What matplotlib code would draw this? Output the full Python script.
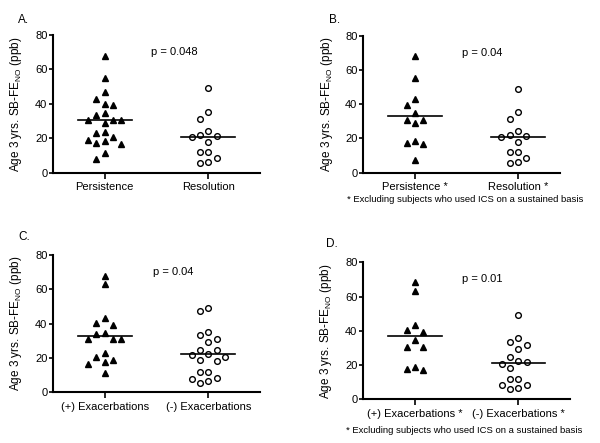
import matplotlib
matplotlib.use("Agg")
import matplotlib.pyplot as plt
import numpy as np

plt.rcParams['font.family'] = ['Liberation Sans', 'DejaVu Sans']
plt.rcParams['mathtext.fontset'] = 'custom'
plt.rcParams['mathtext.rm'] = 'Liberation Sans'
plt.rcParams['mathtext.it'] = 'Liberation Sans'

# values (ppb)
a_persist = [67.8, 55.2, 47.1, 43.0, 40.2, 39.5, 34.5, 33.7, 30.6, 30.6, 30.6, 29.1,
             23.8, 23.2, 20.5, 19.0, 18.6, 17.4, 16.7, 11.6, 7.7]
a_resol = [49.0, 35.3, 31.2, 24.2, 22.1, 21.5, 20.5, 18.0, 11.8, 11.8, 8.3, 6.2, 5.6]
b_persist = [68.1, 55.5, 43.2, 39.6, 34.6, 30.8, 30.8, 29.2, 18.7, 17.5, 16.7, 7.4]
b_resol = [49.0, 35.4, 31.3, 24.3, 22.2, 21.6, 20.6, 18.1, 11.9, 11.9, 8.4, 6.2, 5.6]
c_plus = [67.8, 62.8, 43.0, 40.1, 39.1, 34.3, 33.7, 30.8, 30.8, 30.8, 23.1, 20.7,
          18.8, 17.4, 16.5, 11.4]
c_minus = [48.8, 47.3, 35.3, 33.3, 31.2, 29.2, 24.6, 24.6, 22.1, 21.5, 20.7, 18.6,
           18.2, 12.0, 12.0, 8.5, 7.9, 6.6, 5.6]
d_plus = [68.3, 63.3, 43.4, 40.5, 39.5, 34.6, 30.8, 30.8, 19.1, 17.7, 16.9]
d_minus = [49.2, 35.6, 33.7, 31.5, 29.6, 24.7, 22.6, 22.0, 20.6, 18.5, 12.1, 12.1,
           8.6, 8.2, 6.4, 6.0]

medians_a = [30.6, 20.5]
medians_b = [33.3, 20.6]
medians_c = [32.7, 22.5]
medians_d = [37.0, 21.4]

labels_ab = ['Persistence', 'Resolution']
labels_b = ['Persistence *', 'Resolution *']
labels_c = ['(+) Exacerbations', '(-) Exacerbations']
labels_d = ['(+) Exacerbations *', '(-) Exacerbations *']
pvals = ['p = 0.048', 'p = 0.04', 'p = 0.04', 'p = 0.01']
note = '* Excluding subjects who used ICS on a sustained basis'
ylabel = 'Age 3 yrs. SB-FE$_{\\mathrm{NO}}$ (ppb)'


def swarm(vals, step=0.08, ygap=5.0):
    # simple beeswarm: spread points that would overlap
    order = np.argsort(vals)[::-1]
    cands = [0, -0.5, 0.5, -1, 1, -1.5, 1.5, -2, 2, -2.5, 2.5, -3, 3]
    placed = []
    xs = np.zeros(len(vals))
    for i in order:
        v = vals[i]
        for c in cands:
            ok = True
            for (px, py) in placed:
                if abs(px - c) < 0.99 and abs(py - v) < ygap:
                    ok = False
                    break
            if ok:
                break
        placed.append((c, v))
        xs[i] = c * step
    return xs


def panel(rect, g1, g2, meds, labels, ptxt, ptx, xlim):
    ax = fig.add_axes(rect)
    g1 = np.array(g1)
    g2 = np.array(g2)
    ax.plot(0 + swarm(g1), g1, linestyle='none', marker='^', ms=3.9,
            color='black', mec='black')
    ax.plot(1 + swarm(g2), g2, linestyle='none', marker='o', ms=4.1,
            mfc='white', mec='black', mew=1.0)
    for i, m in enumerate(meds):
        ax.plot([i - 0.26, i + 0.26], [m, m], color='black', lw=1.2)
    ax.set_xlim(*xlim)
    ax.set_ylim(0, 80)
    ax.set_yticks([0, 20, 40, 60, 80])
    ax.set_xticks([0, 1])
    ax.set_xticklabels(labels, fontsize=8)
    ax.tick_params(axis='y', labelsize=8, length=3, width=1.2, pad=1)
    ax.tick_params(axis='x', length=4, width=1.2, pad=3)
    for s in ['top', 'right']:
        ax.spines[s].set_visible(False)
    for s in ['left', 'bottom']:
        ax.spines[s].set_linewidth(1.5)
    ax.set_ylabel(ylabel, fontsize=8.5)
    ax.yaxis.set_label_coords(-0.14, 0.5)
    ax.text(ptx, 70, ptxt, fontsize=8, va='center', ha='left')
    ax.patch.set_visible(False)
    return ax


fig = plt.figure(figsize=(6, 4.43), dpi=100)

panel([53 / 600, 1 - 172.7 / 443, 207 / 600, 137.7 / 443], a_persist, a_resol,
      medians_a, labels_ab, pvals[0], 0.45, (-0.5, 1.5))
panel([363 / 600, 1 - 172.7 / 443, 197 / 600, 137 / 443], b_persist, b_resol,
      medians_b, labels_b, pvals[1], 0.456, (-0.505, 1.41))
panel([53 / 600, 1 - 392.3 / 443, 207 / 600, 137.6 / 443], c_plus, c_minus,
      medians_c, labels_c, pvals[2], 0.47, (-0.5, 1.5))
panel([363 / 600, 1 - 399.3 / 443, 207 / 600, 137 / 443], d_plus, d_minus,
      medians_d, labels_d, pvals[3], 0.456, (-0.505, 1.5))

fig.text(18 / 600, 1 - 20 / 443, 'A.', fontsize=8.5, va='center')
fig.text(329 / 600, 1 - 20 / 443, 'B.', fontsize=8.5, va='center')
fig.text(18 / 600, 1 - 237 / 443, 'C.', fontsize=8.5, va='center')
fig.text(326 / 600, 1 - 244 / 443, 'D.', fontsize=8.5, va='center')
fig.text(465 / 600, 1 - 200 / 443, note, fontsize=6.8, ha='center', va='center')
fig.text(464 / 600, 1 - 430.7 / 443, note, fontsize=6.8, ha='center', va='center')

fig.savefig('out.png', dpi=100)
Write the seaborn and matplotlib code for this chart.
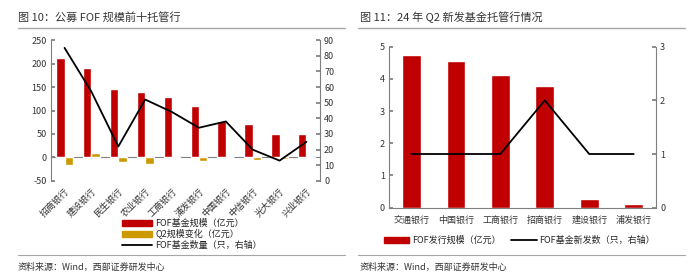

▸ **Exercise details**
Pictures excluded, repeat the records exactly from their opening line through the line containing "plt.rcParams['mathtext.it'] = 'Liberation".

▸ **Result for this exercise**
What matplotlib code would draw this? Output the full Python script.
import matplotlib
matplotlib.use("Agg")
import matplotlib.pyplot as plt
import numpy as np

plt.rcParams['font.family'] = ['Liberation Sans', 'DejaVu Sans']
plt.rcParams['mathtext.fontset'] = 'custom'
plt.rcParams['mathtext.rm'] = 'Liberation Sans'
plt.rcParams['mathtext.it'] = 'Liberation Sans'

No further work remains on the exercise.